A regular expression (or regex) is a set of
characters that specify a string pattern. This pattern formally
describes a set of strings. (We've already seen a brief discussion
of these patterns when using
grep
in the Text Processing
lab.) For example, the regular expression pattern "
r(a|i|u)ng
" describes the set containing the three strings "
rang
", "
ring
", "
rung
". More prosaically, regular expression patterns are used to process
text: to find matching strings or extract portions of strings that
fit a pattern. They are particularly useful with tools such as
grep
and
sed
. Be warned - there are different standards of regular expressions.
EMACs, for example, has its own set of regular expressions.
Metacharacters are special characters used in regular expressions for various purposes.
| Metacharacter | Description | Example |
|---|---|---|
| ? | Matches 0 or one of the preceeding element | hoa?rse matches horse and hoarse |
| * | Matches 0 or more of the preceeding element | Khaa*n! matches Khan! and Khaaaaaaaan! |
| + | Matches 1 or more of the preceeding element | Kha+n! matches Khan! and Khaaaaaaaan! |
| | | Separates alternatives | string|strong matches string and strong |
| (…) | Groups elements | str(i|o)ng matches string and strong |
| ^… | Match beginning of line | ^H matches Hello and Hi! |
| …$ | Match end of line | go$ matches no go and way to go |
| . | Match any character | ^.$ matches any line with a single character |
| […] | Matches a range of characters | ^[1-9][0-9]*$ matches a line with a single integer
value |
| [^…] | Matches strings that do not contain the range of characters | [^0-9] matches strings that have no digits |
sed (Stream EDitor) performs basic transformations on text read from a file or a pipe. The result is sent to standard output. The syntax for the sed command has no output file specification, but results can be saved to a file using output redirection. The editor does not modify the original input.

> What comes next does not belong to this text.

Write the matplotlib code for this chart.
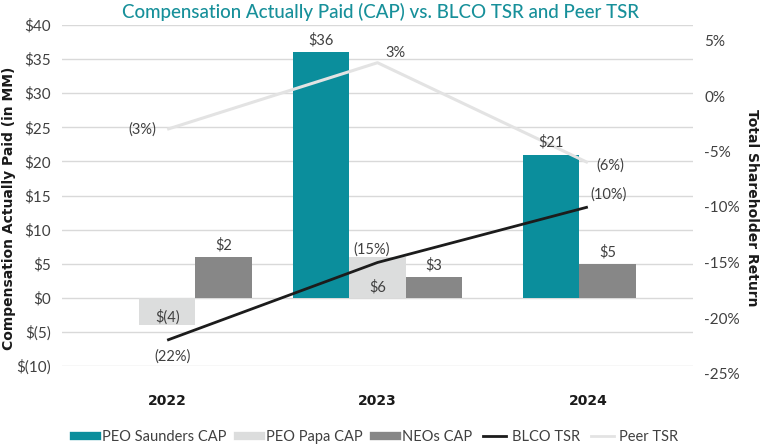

What distinguishes sed from other editors, such as vi , is its ability to filter text that it gets from a pipeline feed. You do not need to interact with the editor while it is running; that is why sed is sometimes called a batch editor. This feature allows editing commands in scripts, greatly easing repetitive editing tasks. When facing replacement of text in a large number of files, sed is a great help.
sed has simple editing commands:
| Command | Result |
|---|---|
| a | Append text below current line. |
| c | Change text in the current line with new text. |
| d | Delete text. |
| i | Insert text above current line. |
| p | Print text. |
| r | Read a file. |
| s | Search and replace text. |
| g | Copy or append text. |
| w | Write to a file. |
sed has a number of options:
| Option | Effect |
|---|---|
| -e SCRIPT | Add the commands in SCRIPT to the set of commands to be run while processing the input. |
| -f SCRIPT-FILE | Add the commands contained in the file SCRIPT-FILE to the set of commands to be run while processing the input. |
| -n | Suppresses default output (silent mode). |
The following examples use the file
example.txt
:
This is the first line of an example text.
It is a text with erors.
Lots of erors.
So much erors, all these erors are making me sick.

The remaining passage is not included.